I'm not defending this dynamic; I'm just saying I've seen it before.
"And thanks for the question about those books; I might answer it on my blog soon."
I hope you do; it could be fascinating.
I suppose I might think about whether I could do such a post, as well, although my problem is hardly lack of topics (instead it's inability to focus for more than a few moments, and lack of energy to make myself do so, and the like; I have literally hundreds of links filed that would make good posts, if I could push myself to be able to write coherently about them).
But it's a good topic/meme, nonetheless.
Sorry to hear about your own depression; there's a lot around; it would be easy to blame it on the state of the world, or politics, or other externalities, but that's really not the problem -- the world is always filled with tragedy and horror and stupidity, but it's also always filled with love and beauty and insight and empathy; it's what we are able to see, and how we respond, that matters.

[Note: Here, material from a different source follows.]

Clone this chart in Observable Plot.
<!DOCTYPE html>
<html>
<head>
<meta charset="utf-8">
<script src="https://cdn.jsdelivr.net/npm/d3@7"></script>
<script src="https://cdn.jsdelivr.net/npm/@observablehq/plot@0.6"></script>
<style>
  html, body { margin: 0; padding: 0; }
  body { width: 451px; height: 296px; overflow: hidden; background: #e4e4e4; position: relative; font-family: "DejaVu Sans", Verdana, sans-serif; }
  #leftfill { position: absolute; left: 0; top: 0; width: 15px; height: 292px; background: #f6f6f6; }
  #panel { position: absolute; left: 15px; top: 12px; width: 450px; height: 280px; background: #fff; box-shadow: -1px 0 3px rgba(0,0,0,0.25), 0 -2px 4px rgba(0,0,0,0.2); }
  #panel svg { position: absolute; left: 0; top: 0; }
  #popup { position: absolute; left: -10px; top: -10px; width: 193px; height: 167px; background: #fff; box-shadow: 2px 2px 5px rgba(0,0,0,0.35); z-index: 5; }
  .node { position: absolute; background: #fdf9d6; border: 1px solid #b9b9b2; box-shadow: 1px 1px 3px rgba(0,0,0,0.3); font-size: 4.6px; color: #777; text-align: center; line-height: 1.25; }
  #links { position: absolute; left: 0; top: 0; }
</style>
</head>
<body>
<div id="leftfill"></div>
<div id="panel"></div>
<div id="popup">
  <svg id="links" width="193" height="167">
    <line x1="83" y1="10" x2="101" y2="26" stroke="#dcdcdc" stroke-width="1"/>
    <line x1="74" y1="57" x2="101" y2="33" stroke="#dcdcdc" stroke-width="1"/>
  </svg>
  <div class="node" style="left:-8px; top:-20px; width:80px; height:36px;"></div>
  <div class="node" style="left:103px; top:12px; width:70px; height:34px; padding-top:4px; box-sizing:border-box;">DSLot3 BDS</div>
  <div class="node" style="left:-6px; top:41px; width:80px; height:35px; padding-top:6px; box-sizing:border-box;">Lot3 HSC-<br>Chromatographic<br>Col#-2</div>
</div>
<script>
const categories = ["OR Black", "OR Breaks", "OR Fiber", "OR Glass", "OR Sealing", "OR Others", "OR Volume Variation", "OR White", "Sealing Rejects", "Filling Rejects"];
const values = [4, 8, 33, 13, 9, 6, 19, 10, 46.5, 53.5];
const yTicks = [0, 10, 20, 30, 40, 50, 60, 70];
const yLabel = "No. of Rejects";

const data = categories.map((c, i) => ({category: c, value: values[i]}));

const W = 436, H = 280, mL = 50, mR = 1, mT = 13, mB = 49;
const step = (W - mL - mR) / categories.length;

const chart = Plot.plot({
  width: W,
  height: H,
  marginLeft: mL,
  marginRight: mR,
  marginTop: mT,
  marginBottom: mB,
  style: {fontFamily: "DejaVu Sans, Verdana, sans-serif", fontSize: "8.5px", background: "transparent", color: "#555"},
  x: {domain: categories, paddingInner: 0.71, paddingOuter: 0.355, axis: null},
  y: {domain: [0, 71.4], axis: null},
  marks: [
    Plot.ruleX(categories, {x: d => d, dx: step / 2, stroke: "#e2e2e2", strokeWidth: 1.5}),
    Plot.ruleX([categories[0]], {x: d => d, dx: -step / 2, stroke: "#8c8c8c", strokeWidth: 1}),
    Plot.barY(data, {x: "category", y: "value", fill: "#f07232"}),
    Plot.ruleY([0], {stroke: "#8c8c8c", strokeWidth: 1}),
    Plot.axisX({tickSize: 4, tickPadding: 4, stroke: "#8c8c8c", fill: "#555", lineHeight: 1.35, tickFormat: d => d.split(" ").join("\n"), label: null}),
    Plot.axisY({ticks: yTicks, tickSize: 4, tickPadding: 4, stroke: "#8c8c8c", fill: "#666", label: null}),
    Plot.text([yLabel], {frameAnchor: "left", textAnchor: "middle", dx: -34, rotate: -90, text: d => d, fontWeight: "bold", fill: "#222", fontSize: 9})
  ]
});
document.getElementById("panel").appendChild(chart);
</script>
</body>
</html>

As you know, of course; I'm just babbling to myself now....
There are many posts in which DL's deep humanity and intellectual integrity just shines out, which makes me even more inclined not to be too bugged by an occasional link to Front Page.

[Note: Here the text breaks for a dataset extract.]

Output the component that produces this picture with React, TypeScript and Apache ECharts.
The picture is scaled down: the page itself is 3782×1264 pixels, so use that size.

For instance this one, opposing the censorship of holocaust denial, and this one, affirming the qualities that have to survive to keep us all going.
I think she made some even better points about Holocaust-denial, and the proposed laws in Britain and Germany on genocide-denial in general here.
I don't have a problem with Germany and Austria's denial laws, because of the unique historical circumstances, but my position is simple neutrality: I won't presume to tell them what to do on this matter (or many others, for that matter), either way.
But as she points out, when discussing genocides-in-general, it's usually legitimate to debate the distinctions between “Was this a genocide, or was it a horrendous massacre?,” and it's difficult to see how one could have a law against "denial" that doesn't pre-empt such discussions, unless the law incorporates a long list of True Genocides, and that itself would seem to demonstrate the inherent problem.
Plus the other reasons for generally being for free speech, not making people martyrs, not pushing views underground, not creating "forbidden fruit," and so on.
I did mention the French: you're correct, and thank you for pointing that out.
However, I did not mention them in the context of "castigat[ing the] French for failing to bomb rail lines, etc.," which is what you disagreed with.
I simply included them -- and the Germans -- and I'd add all the other countries the Germans occupied, for that matter -- as people who "knew" (meaning that the Germans were engaged in mass murder of the Jews) and were included in "everyone who wanted to know, knew."
My last paragraph -- "What's important to remember is this" -- was intended to be, as a separate paragraph, a separate thought from discussion of aerial bombing, which obviously the French were incapable of doing after June, 1940, and the Germans were unlikely to do to themselves.
Incidentally, I saw "Babylon 5 - The Lost Tales" a couple of nights ago, and it wasn't bad; I suppose I should write a brief review; some nice extras, too, with nice tributes to Katsulas and Richard Biggs, among other stuff. You'd probably like it.
You changed the sense of "doing nothing" by restricting it - substantially. You dropped the acquiescing. It doesn't appear like we completely disagree. Would you be satisfied with a few bombs on rail lines or camps - I doubt it, so your point about some resources could have been diverted is a little fishy too, You'd want substantial resources put into the bombing. Which, who knows whether it would have had any real efficacy. There are legitimate criticisms - the no bombing one is a little kooky. Also, your anti-semitism accusations are over the top. Refugees should have been permitted - were Jews barred from entering the country as a general matter? Obviously not.